# SHORT EXERCISE
Tally the lines that include the word "chart" and reply with nothing but the total.

# DATASET EXTRACT
☆ ☆ ☆
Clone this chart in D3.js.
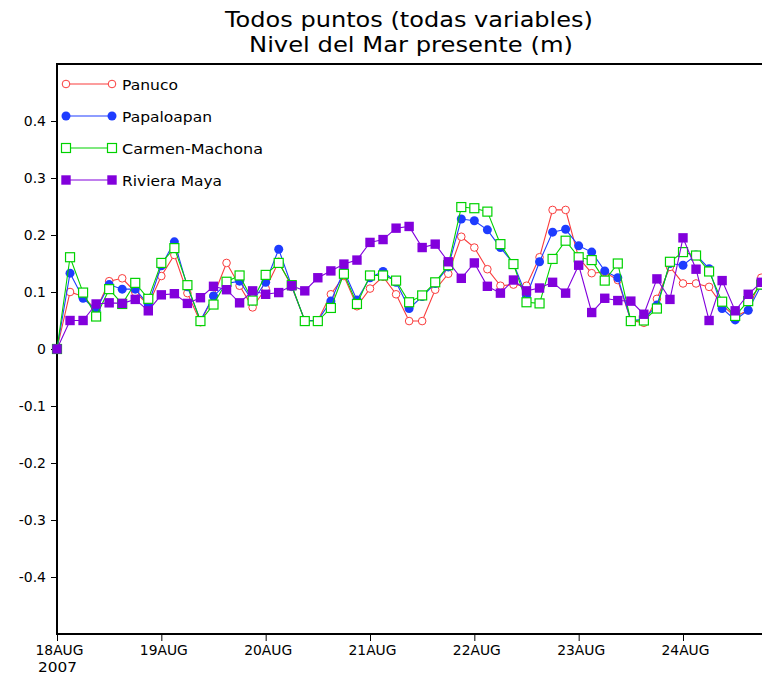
<!DOCTYPE html>
<html><head><meta charset="utf-8">
<script src="https://cdn.jsdelivr.net/npm/d3@7"></script>
<style>body{margin:0;background:#fff;} svg{display:block}</style>
</head><body>
<svg id="chart" width="762" height="678"></svg>
<script>
// ---------- data ----------
const title1 = "Todos puntos (todas variables)";
const title2 = "Nivel del Mar presente (m)";
const startTime = "2007-08-18T00:00:00Z";
const endTime = "2007-08-25T00:00:00Z";
const stepHours = 3;
const seriesNames = ["Panuco", "Papaloapan", "Carmen-Machona", "Riviera Maya"];
const panuco = [0,0.100,0.092,0.068,0.119,0.124,0.100,0.077,0.128,0.165,0.098,0.047,0.093,0.151,0.111,0.073,0.106,0.153,0.109,0.050,0.050,0.096,0.128,0.075,0.106,0.127,0.096,0.049,0.049,0.104,0.132,0.197,0.178,0.140,0.111,0.113,0.111,0.161,0.244,0.244,0.160,0.133,0.135,0.121,0.050,0.046,0.088,0.144,0.115,0.115,0.109,0.077,0.057,0.068,0.125];
const papaloapan = [0,0.133,0.089,0.068,0.113,0.105,0.105,0.078,0.146,0.188,0.109,0.050,0.093,0.115,0.119,0.084,0.117,0.175,0.110,0.050,0.050,0.084,0.137,0.086,0.125,0.136,0.117,0.071,0.092,0.115,0.144,0.228,0.225,0.209,0.178,0.150,0.093,0.153,0.205,0.210,0.181,0.170,0.137,0.125,0.050,0.052,0.077,0.150,0.147,0.165,0.141,0.071,0.051,0.068,0.112];
const carmen = [0,0.161,0.099,0.057,0.105,0.079,0.116,0.088,0.151,0.177,0.112,0.049,0.078,0.118,0.129,0.085,0.130,0.151,0.112,0.049,0.049,0.072,0.132,0.079,0.129,0.129,0.120,0.082,0.094,0.117,0.147,0.249,0.247,0.241,0.184,0.149,0.082,0.080,0.158,0.190,0.161,0.156,0.120,0.150,0.049,0.050,0.071,0.153,0.170,0.164,0.136,0.083,0.058,0.084,0.113];
const riviera = [0,0.050,0.050,0.079,0.081,0.080,0.087,0.067,0.095,0.097,0.080,0.090,0.110,0.104,0.081,0.102,0.096,0.099,0.111,0.102,0.125,0.137,0.149,0.156,0.187,0.192,0.212,0.215,0.178,0.184,0.153,0.124,0.151,0.110,0.098,0.121,0.102,0.107,0.117,0.098,0.147,0.064,0.089,0.085,0.084,0.061,0.123,0.087,0.195,0.140,0.050,0.120,0.067,0.096,0.117];
const yTicks = [-0.4,-0.3,-0.2,-0.1,0,0.1,0.2,0.3,0.4];
const xTickDays = ["2007-08-18","2007-08-19","2007-08-20","2007-08-21","2007-08-22","2007-08-23","2007-08-24"];
const monthLabel = "AUG";
const yearLabel = "2007";

// ---------- styles ----------
const colors = ["rgb(250,60,60)", "rgb(30,60,255)", "rgb(0,210,0)", "rgb(130,0,220)"];
const markers = ["openCircle", "filledCircle", "openSquare", "filledSquare"];
const FONT = "DejaVu Sans, sans-serif";

const svg = d3.select("#chart");
const mLeft = 57, mTop = 64, mBottom = 634;
const dayPx = (683 - 57) / 6;

const t0 = new Date(startTime);
const times = panuco.map((_, i) => new Date(t0.getTime() + i * stepHours * 3600e3));

const x = d3.scaleUtc().domain([t0, new Date(endTime)]).range([mLeft, mLeft + 7 * dayPx]);
const y = d3.scaleLinear().domain([-0.5, 0.5]).range([mBottom, mTop]);

// title
svg.append("text").attr("x", 409).attr("y", 27).attr("text-anchor", "middle")
  .attr("font-family", FONT).attr("font-size", 22).attr("textLength", 368).attr("lengthAdjust", "spacingAndGlyphs")
  .text(title1);
svg.append("text").attr("x", 411).attr("y", 52).attr("text-anchor", "middle")
  .attr("font-family", FONT).attr("font-size", 22).attr("textLength", 324).attr("lengthAdjust", "spacingAndGlyphs")
  .text(title2);

// y axis
const fmtY = v => (Math.abs(v) < 1e-9 ? "0" : (v < 0 ? "-" : "") + Math.abs(v).toFixed(1));
const yAxis = svg.append("g").attr("transform", `translate(${mLeft},0)`)
  .call(d3.axisLeft(y).tickValues(yTicks).tickSize(6).tickPadding(5).tickFormat(fmtY));
yAxis.select(".domain").remove();
yAxis.selectAll(".tick line").attr("stroke", "#000").attr("stroke-width", 1);
yAxis.selectAll(".tick text").attr("font-family", FONT).attr("font-size", 14).attr("fill", "#000");

// x axis
const xAxis = svg.append("g").attr("transform", `translate(0,${mBottom})`)
  .call(d3.axisBottom(x).tickValues(xTickDays.map(d => new Date(d + "T00:00:00Z"))).tickSize(7).tickFormat(""));
xAxis.select(".domain").remove();
xAxis.selectAll(".tick line").attr("stroke", "#000").attr("stroke-width", 1);
xAxis.selectAll(".tick").each(function(d, i) {
  const g = d3.select(this);
  g.append("text").attr("x", 2).attr("y", 21).attr("text-anchor", "middle")
    .attr("font-family", FONT).attr("font-size", 14).attr("fill", "#000")
    .attr("textLength", 48).attr("lengthAdjust", "spacingAndGlyphs")
    .text(d3.utcFormat("%d")(d) + monthLabel);
  if (i === 0) {
    g.append("text").attr("x", 0).attr("y", 38).attr("text-anchor", "middle")
      .attr("font-family", FONT).attr("font-size", 14).attr("fill", "#000")
      .attr("textLength", 39).attr("lengthAdjust", "spacingAndGlyphs")
      .text(yearLabel);
  }
});

// frame
svg.append("rect").attr("x", mLeft).attr("y", mTop).attr("width", 7 * dayPx).attr("height", mBottom - mTop)
  .attr("fill", "none").attr("stroke", "#000").attr("stroke-width", 2);

// markers
function drawMarker(g, type, cx, cy, color) {
  if (type === "openCircle") g.append("circle").attr("cx", cx).attr("cy", cy).attr("r", 3.8).attr("fill", "#fff").attr("stroke", color).attr("stroke-width", 1);
  else if (type === "filledCircle") g.append("circle").attr("cx", cx).attr("cy", cy).attr("r", 4.5).attr("fill", color);
  else if (type === "openSquare") g.append("rect").attr("x", cx - 4.5).attr("y", cy - 4.5).attr("width", 9).attr("height", 9).attr("fill", "#fff").attr("stroke", color).attr("stroke-width", 1.2);
  else g.append("rect").attr("x", cx - 4.7).attr("y", cy - 4.7).attr("width", 9.4).attr("height", 9.4).attr("fill", color);
}

const allSeries = [panuco, papaloapan, carmen, riviera];
const line = d3.line().x((d, i) => x(times[i])).y(d => y(d));
const plot = svg.append("g");
allSeries.forEach((vals, s) => {
  const g = plot.append("g");
  g.append("path").datum(vals).attr("d", line).attr("fill", "none").attr("stroke", colors[s]).attr("stroke-width", 1.1);
  vals.forEach((v, i) => drawMarker(g, markers[s], x(times[i]), y(v), colors[s]));
});

// legend
const legendRows = [84, 116, 148, 180];
const legendTextLen = [56, 90, 141, 100];
seriesNames.forEach((name, s) => {
  const g = svg.append("g");
  const ly = legendRows[s];
  g.append("line").attr("x1", 66).attr("x2", 112).attr("y1", ly).attr("y2", ly).attr("stroke", colors[s]).attr("stroke-width", 1.1);
  drawMarker(g, markers[s], 66, ly, colors[s]);
  drawMarker(g, markers[s], 112, ly, colors[s]);
  g.append("text").attr("x", 122).attr("y", ly + 5.5).attr("font-family", FONT).attr("font-size", 14.5)
    .attr("textLength", legendTextLen[s]).attr("lengthAdjust", "spacingAndGlyphs").attr("fill", "#000")
    .text(name);
});
</script>
</body></html>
☆ ☆ ☆
# EXERCISE RESPONSE
3